In response to Reaves’ actions, the disgruntled members and the church’s board of trustees filed a lawsuit in April 2019, seeking the court’s intervention to remove Reaves as pastor. However, Judge George Overton, presiding over a two-day trial in December 2021, ruled in favor of Reaves, stating that the termination had not followed the church’s bylaws adequately. Overton also deemed Reaves’ notice of termination as insufficient.

The congregation’s hopes for justice now lie with the Pennsylvania Superior Court, which accepted their appeal last October. They aim to reverse Judge Overton’s ruling and restore harmony within the church. However, the legal battle is not the only challenge they face.

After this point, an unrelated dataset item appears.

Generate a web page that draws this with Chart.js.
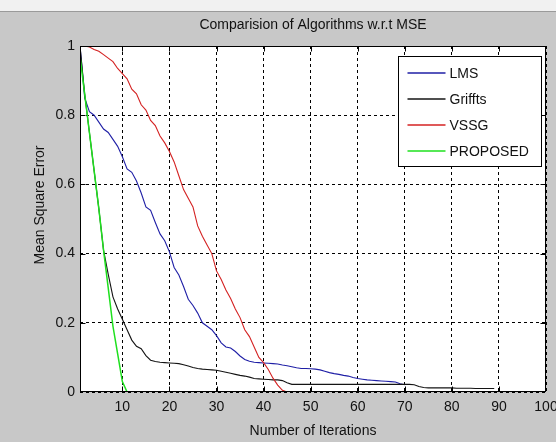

The church’s location in South Philadelphia has experienced rapid gentrification, resulting in soaring property prices. Some members expressed concerns that if the conflict persists, the church may be compelled to sell its premises to developers who could convert it into condominiums. With three adjacent condominiums already priced at $2 million each, the fear of losing their cherished place of worship to the forces of gentrification adds an extra layer of urgency to their fight.

Despite the trials they face, members like Barry Canady remain committed to their cause. They refuse to abandon New Central Baptist Church and seek solace elsewhere. Canady staunchly affirms, “God didn’t put it on my heart and mind to go somewhere else. I’m not going to do it. It’s New Central or nothing.”